The Spring of 1919 was marked in the Marian Sodality by the commemoration of the fifth anniversary of its foundation 1914-1919. At this time Fritz Esser made his light frame. It included the well-known profession of faith: Servus Mariae nunquam peribit (A servant of Mary will never perish), as well as other symbols. The beginning and end of the frame, which was closed, was inscribed with the dates: 1914-1919 to indicate the five years in which the Marian Sodality had existed, and the words: Ingolstadt Schoenstatt, to indicate the parallel behind which the great goals of the Sodality had been hidden. He put up the light frame in the chapel. We no longer know on which day he did this, yet much suggests that it was done in connection with the celebrations in April.

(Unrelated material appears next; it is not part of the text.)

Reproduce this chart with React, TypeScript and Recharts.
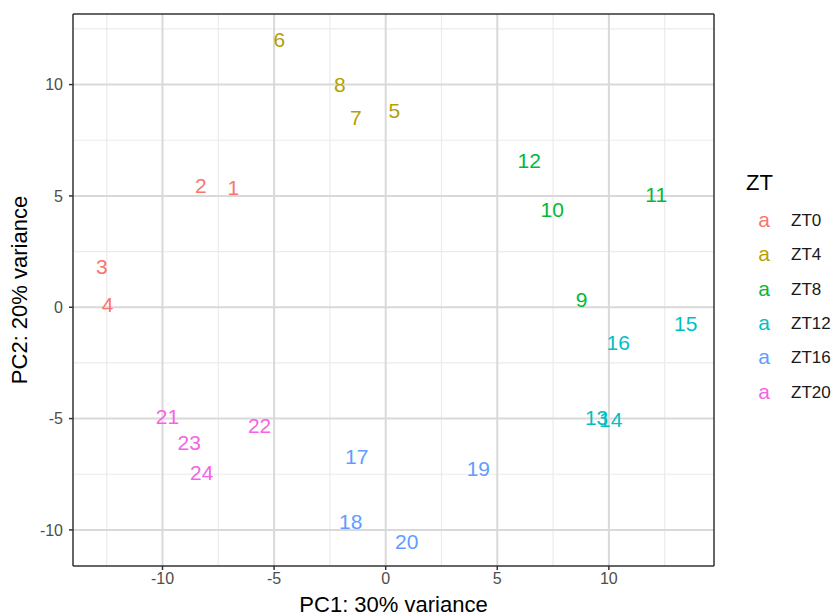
import { ScatterChart, Scatter, XAxis, YAxis, ReferenceLine, Label } from "recharts";

const groups = ["ZT0", "ZT4", "ZT8", "ZT12", "ZT16", "ZT20"];
const groupColors = ["#F8766D", "#B79F00", "#00BA38", "#00BFC4", "#619CFF", "#F564E3"];

const sampleLabels = ["1","2","3","4","5","6","7","8","9","10","11","12","13","14","15","16","17","18","19","20","21","22","23","24"];
const sampleGroup = ["ZT0","ZT0","ZT0","ZT0","ZT4","ZT4","ZT4","ZT4","ZT8","ZT8","ZT8","ZT8","ZT12","ZT12","ZT12","ZT12","ZT16","ZT16","ZT16","ZT16","ZT20","ZT20","ZT20","ZT20"];
const pc1 = [-6.83, -8.28, -12.72, -12.46, 0.39, -4.77, -1.34, -2.05, 8.78, 7.46, 12.12, 6.43, 9.45, 10.08, 13.44, 10.42, -1.3, -1.57, 4.15, 0.94, -9.78, -5.65, -8.8, -8.24];
const pc2 = [5.36, 5.45, 1.84, 0.13, 8.85, 12.03, 8.5, 10.0, 0.36, 4.39, 5.07, 6.57, -4.93, -5.03, -0.73, -1.59, -6.69, -9.6, -7.24, -10.54, -4.89, -5.33, -6.09, -7.42];

const majorTicks = [-10, -5, 0, 5, 10];
const xMinor = [-12.5, -7.5, -2.5, 2.5, 7.5, 12.5];
const yMinor = [-7.5, -2.5, 2.5, 7.5, 12.5];
const xDomain = [-14.01, 14.71];
const yDomain = [-11.62, 13.17];

const FONT = "'Liberation Sans', Arial, sans-serif";

const TextMark = (props: any) => {
  const { cx, cy, payload, fill } = props;
  return (
    <text x={cx} y={cy} textAnchor="middle" dominantBaseline="central" fill={fill} fontSize={21} fontFamily={FONT}>
      {payload.label}
    </text>
  );
};

// legend drawn next to the chart, ggplot style
const LegendBox = () => (
  <div style={{ fontFamily: FONT }}>
    <div style={{ position: "absolute", left: 746, top: 171, height: 24, lineHeight: "24px", fontSize: 22, color: "#000" }}>ZT</div>
    {groups.map((g, i) => (
      <div key={g}>
        <div style={{ position: "absolute", left: 752, width: 24, textAlign: "center", top: 208 + i * 34.3, height: 24, lineHeight: "24px", fontSize: 21, color: groupColors[i] }}>a</div>
        <div style={{ position: "absolute", left: 791, top: 209 + i * 34.3, height: 24, lineHeight: "24px", fontSize: 17, color: "#1a1a1a" }}>{g}</div>
      </div>
    ))}
  </div>
);

export default function App() {
  const seriesData = groups.map((g) =>
    sampleLabels
      .map((label, i) => ({ label, x: pc1[i], y: pc2[i], g: sampleGroup[i] }))
      .filter((d) => d.g === g)
  );
  return (
    <div style={{ position: "absolute", left: 0, top: 0, width: 834, height: 616, background: "#fff" }}>
      <ScatterChart width={834} height={616} margin={{ top: 14, right: 120, bottom: 0, left: 0 }}>
        {xMinor.map((v) => (
          <ReferenceLine key={"xm" + v} x={v} stroke="#ebebeb" strokeWidth={1.2} ifOverflow="hidden" />
        ))}
        {yMinor.map((v) => (
          <ReferenceLine key={"ym" + v} y={v} stroke="#ebebeb" strokeWidth={1.2} ifOverflow="hidden" />
        ))}
        {majorTicks.map((v) => (
          <ReferenceLine key={"xM" + v} x={v} stroke="#d9d9d9" strokeWidth={2} />
        ))}
        {majorTicks.map((v) => (
          <ReferenceLine key={"yM" + v} y={v} stroke="#d9d9d9" strokeWidth={2} />
        ))}
        <XAxis
          type="number"
          dataKey="x"
          domain={xDomain}
          ticks={majorTicks}
          allowDataOverflow
          height={50}
          tickSize={4}
          tickMargin={3}
          axisLine={false}
          tickLine={{ stroke: "#333", strokeWidth: 1.5 }}
          tick={{ fill: "#4d4d4d", fontSize: 16, fontFamily: FONT }}
        >
          <Label
            content={({ viewBox }: any) => (
              <text x={viewBox.x + viewBox.width / 2} y={viewBox.y + 46} textAnchor="middle" fontSize={22} fontFamily={FONT} fill="#000">
                PC1: 30% variance
              </text>
            )}
          />
        </XAxis>
        <YAxis
          type="number"
          dataKey="y"
          domain={yDomain}
          ticks={majorTicks}
          allowDataOverflow
          width={73}
          tickSize={4}
          tickMargin={6}
          axisLine={false}
          tickLine={{ stroke: "#333", strokeWidth: 1.5 }}
          tick={{ fill: "#4d4d4d", fontSize: 16, fontFamily: FONT }}
        >
          <Label
            content={({ viewBox }: any) => {
              const cx = 19;
              const cy = viewBox.y + viewBox.height / 2;
              return (
                <text x={cx} y={cy} transform={`rotate(-90 ${cx} ${cy})`} textAnchor="middle" dominantBaseline="central" fontSize={22} fontFamily={FONT} fill="#000">
                  PC2: 20% variance
                </text>
              );
            }}
          />
        </YAxis>
        <ReferenceLine segment={[{ x: xDomain[0], y: yDomain[0] }, { x: xDomain[1], y: yDomain[0] }]} stroke="#333" strokeWidth={1.5} />
        <ReferenceLine segment={[{ x: xDomain[0], y: yDomain[1] }, { x: xDomain[1], y: yDomain[1] }]} stroke="#333" strokeWidth={1.5} />
        <ReferenceLine segment={[{ x: xDomain[0], y: yDomain[0] }, { x: xDomain[0], y: yDomain[1] }]} stroke="#333" strokeWidth={1.5} />
        <ReferenceLine segment={[{ x: xDomain[1], y: yDomain[0] }, { x: xDomain[1], y: yDomain[1] }]} stroke="#333" strokeWidth={1.5} />
        {groups.map((g, i) => (
          <Scatter key={g} name={g} data={seriesData[i]} fill={groupColors[i]} shape={<TextMark />} isAnimationActive={false} />
        ))}
      </ScatterChart>
      <LegendBox />
    </div>
  );
}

Fritz Esser received practical help with all his work. One or the other Pallottine Brother helped him with the woodwork. For the electrical work he was indebted to the competent help of the Vice-Rector of the house, that is, Fr Arthur Auer. Later Fr Johannes Tick testified that Fr Auer also completed this work, as he always did when he was asked for his assistance.

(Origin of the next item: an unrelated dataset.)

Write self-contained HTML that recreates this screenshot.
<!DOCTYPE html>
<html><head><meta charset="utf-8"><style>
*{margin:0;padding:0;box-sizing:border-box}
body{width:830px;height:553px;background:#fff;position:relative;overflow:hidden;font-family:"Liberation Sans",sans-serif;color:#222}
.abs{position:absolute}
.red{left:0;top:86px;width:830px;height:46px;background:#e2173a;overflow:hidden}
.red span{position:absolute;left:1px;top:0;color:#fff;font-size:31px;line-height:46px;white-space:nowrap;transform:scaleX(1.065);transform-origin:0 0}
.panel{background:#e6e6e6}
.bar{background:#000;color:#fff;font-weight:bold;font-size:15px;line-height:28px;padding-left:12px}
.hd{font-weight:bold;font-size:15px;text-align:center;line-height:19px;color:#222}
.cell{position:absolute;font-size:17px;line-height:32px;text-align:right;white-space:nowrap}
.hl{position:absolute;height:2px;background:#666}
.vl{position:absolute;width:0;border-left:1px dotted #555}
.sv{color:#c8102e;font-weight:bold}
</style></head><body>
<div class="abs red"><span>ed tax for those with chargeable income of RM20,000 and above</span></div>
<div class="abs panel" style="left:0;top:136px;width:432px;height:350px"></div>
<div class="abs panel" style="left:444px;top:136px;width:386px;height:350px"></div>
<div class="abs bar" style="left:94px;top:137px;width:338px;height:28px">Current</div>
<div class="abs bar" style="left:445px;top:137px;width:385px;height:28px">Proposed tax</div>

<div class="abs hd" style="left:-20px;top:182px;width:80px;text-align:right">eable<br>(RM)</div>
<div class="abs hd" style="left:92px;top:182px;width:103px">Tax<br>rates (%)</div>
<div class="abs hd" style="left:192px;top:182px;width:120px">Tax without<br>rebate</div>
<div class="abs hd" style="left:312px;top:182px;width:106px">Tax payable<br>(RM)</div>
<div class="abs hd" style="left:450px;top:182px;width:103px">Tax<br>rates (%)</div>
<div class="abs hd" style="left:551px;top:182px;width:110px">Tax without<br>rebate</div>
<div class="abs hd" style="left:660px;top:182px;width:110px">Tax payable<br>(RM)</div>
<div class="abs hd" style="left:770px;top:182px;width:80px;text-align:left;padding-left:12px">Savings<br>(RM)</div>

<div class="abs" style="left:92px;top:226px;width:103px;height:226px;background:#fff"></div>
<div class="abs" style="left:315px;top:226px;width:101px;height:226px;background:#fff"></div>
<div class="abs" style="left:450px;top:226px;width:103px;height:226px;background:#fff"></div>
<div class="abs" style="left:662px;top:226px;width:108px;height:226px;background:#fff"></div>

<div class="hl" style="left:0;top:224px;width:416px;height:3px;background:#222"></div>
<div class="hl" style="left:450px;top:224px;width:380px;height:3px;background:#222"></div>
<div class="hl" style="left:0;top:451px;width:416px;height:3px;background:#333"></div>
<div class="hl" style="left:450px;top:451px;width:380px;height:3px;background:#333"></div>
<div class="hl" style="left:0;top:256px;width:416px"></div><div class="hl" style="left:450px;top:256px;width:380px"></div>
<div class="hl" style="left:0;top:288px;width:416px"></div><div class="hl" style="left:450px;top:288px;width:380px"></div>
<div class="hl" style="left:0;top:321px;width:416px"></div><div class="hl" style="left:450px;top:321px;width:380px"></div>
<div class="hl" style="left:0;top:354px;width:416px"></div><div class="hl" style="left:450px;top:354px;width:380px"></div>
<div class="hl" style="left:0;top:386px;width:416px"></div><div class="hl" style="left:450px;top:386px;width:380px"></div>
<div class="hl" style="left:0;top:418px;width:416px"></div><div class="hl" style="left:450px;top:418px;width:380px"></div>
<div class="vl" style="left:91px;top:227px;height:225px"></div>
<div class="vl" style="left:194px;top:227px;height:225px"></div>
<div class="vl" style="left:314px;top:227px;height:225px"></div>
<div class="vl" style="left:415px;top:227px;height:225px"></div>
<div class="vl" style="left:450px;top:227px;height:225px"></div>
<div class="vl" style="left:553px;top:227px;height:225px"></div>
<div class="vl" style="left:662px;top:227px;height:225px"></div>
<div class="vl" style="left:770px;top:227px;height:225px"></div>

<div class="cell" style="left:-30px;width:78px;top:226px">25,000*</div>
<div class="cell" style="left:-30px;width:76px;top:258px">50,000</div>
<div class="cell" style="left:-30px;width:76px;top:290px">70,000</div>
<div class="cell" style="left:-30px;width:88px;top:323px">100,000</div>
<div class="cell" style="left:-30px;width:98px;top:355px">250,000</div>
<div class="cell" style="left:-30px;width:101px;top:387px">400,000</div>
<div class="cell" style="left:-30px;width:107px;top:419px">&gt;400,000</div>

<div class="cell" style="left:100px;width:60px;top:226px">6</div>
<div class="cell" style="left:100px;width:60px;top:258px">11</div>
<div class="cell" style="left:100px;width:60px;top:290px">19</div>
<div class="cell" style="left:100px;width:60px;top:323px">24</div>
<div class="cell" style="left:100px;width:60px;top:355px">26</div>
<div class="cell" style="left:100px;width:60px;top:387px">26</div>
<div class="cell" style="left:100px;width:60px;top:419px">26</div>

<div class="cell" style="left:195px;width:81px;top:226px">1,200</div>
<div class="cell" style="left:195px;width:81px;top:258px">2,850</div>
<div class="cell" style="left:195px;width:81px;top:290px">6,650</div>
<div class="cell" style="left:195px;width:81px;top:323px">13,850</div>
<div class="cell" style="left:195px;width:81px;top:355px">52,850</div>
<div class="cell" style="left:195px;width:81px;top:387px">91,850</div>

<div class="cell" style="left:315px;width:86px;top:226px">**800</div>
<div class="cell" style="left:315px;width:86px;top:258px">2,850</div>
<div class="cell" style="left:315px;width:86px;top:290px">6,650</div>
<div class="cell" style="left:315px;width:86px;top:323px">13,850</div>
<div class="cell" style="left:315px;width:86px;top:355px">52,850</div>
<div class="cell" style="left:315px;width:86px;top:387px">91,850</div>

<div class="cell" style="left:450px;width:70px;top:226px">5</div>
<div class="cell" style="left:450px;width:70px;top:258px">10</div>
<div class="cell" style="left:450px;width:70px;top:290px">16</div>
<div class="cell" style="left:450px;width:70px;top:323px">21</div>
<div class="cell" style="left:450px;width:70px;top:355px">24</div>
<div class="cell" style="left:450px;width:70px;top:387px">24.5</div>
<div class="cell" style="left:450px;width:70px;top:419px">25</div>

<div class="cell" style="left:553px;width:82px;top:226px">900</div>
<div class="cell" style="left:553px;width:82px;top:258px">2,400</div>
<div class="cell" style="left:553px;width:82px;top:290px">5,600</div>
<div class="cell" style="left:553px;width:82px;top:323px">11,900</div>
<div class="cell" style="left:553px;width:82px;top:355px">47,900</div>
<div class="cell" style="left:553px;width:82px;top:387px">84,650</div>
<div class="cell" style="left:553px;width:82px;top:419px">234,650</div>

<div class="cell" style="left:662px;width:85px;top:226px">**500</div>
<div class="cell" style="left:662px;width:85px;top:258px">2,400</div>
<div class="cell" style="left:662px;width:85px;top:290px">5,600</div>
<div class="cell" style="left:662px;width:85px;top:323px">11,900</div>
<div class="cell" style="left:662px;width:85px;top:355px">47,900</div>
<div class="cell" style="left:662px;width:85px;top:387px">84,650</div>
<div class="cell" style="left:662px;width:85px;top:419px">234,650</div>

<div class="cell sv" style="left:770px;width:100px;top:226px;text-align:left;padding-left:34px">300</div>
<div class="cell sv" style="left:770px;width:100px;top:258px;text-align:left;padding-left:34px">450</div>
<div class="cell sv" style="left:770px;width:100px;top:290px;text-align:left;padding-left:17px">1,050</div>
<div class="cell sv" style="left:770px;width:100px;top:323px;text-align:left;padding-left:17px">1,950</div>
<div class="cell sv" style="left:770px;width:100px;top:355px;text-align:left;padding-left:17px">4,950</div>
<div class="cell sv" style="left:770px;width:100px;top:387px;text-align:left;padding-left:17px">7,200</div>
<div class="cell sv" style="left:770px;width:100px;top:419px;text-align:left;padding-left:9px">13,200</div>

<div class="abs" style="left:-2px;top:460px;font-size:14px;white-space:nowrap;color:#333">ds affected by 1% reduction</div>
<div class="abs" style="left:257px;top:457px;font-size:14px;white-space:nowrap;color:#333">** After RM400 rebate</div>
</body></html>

The heat generated by the lights in the frame contributed to its destruction, so that when the new altar came into the shrine, and the old frame had to be taken down from the wall, it fell to bits and could not be reconstructed again.
Fortunately the Sisters of Mary in the Old House had copied Fritz’s light frame exactly and so preserved its shape for posterity. The reason for this was that the Novitiate course at that time cultivated Eucharistic Adoration greatly, and this could not be properly carried thorough at night in the shrine. So a small Adoration Chapel was constructed in Room 24 of the Old House for the night Adoration. They naturally also wanted the Blessed Mother to be there as in the shrine. So two young Sisters, M Alphonsa and M Felicitas constructed a copy of the light frame. They finished it on 8 December 1928 and it was put up in this house chapel.

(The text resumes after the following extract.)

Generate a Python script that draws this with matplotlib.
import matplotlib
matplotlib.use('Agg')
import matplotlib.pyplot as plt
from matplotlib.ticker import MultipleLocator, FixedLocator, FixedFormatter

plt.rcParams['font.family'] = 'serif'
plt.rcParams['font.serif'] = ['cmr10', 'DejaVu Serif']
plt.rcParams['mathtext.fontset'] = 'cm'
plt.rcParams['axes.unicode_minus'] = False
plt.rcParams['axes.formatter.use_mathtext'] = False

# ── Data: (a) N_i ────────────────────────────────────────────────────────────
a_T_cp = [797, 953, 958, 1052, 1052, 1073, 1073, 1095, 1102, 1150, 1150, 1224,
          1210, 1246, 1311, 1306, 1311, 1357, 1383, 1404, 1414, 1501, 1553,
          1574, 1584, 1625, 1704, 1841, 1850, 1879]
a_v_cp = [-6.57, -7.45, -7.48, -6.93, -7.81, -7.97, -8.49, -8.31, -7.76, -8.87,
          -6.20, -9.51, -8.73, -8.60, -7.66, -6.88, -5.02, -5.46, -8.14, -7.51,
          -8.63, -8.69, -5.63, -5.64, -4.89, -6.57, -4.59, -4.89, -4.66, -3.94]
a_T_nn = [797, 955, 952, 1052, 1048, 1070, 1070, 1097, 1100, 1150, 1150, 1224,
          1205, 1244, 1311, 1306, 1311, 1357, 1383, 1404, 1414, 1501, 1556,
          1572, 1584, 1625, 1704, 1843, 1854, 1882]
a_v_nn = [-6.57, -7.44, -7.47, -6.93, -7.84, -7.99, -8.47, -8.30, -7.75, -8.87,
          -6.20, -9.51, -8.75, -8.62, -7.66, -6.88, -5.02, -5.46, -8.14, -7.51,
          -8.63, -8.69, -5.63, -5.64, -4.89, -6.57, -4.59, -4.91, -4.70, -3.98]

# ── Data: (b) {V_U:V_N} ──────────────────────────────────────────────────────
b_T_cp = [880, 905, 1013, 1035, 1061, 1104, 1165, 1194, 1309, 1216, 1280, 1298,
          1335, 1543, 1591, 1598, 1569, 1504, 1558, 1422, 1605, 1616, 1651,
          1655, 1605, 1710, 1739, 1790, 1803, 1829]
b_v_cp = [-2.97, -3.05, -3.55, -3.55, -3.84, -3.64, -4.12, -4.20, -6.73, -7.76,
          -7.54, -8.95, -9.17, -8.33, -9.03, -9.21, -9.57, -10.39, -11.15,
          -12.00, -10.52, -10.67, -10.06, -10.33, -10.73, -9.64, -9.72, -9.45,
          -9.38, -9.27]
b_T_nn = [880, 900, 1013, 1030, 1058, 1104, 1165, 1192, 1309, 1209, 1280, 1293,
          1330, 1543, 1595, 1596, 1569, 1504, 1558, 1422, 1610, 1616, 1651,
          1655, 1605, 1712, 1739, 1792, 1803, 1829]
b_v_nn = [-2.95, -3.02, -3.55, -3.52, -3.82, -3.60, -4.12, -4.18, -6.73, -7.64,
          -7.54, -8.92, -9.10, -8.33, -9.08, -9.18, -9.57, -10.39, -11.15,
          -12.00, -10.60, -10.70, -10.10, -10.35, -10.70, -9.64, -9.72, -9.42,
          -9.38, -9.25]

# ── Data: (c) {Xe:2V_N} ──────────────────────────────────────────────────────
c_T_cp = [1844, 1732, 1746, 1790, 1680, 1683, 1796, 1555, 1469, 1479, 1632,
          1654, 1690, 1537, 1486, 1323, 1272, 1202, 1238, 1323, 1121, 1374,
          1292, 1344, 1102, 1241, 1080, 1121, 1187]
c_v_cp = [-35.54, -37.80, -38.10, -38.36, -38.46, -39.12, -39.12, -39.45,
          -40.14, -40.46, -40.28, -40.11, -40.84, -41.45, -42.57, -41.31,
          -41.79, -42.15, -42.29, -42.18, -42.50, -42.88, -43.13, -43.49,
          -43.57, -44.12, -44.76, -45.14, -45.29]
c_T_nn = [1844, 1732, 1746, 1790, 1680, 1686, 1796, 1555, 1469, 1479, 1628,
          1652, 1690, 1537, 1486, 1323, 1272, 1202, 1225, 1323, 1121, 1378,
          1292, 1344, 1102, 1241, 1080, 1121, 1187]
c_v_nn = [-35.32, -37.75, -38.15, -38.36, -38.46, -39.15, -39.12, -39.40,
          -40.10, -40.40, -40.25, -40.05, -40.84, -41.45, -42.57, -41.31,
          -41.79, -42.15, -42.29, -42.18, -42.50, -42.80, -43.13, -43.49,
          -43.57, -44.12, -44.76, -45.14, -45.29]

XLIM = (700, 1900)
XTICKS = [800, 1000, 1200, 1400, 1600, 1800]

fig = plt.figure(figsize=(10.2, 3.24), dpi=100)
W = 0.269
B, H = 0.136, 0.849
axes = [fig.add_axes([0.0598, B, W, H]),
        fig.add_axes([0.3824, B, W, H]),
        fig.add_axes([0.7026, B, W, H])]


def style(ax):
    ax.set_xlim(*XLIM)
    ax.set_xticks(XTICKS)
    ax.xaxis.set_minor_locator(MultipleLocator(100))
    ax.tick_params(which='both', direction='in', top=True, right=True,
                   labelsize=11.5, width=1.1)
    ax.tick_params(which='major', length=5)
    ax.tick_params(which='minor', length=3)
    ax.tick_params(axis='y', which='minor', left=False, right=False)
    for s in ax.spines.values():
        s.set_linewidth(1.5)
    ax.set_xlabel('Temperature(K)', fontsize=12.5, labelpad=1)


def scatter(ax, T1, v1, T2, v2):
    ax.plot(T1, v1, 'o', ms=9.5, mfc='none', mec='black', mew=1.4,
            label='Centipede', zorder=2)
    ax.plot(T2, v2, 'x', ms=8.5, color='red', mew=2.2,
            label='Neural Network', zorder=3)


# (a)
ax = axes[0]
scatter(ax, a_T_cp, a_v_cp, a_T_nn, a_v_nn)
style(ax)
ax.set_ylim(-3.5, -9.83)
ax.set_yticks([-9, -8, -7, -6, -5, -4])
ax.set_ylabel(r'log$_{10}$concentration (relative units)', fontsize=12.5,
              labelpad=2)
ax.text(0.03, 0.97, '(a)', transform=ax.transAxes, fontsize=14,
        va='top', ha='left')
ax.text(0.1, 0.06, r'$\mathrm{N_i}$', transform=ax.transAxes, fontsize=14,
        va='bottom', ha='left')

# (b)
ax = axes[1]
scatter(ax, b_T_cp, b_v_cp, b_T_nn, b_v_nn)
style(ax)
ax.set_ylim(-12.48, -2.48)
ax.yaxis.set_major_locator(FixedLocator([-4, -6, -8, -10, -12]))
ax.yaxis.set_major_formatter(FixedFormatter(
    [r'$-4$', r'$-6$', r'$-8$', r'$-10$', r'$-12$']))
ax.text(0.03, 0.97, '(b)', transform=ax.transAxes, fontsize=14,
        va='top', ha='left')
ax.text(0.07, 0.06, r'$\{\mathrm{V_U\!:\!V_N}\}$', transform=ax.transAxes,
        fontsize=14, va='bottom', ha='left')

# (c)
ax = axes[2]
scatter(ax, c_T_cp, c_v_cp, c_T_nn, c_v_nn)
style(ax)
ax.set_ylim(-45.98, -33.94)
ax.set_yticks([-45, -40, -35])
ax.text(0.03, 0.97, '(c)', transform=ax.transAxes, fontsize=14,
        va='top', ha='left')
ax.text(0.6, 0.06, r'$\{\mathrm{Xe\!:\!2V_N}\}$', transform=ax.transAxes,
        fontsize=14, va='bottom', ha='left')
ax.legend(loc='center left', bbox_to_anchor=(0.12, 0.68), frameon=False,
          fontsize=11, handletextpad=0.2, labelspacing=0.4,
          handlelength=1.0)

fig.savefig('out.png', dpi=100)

Fritz Esser had put a wooden crown above the light frame. It was the first crown in the shrine. When the new altar was put up in the shrine in 1934 this first crown was replaced by a new one, also made of wood, which was gilded about a year later. Finally the Sisters of Mary donated a new, golden crown for the shrine to commemorate the silver jubilee of the shrine, and it was put up on 10.12.1939.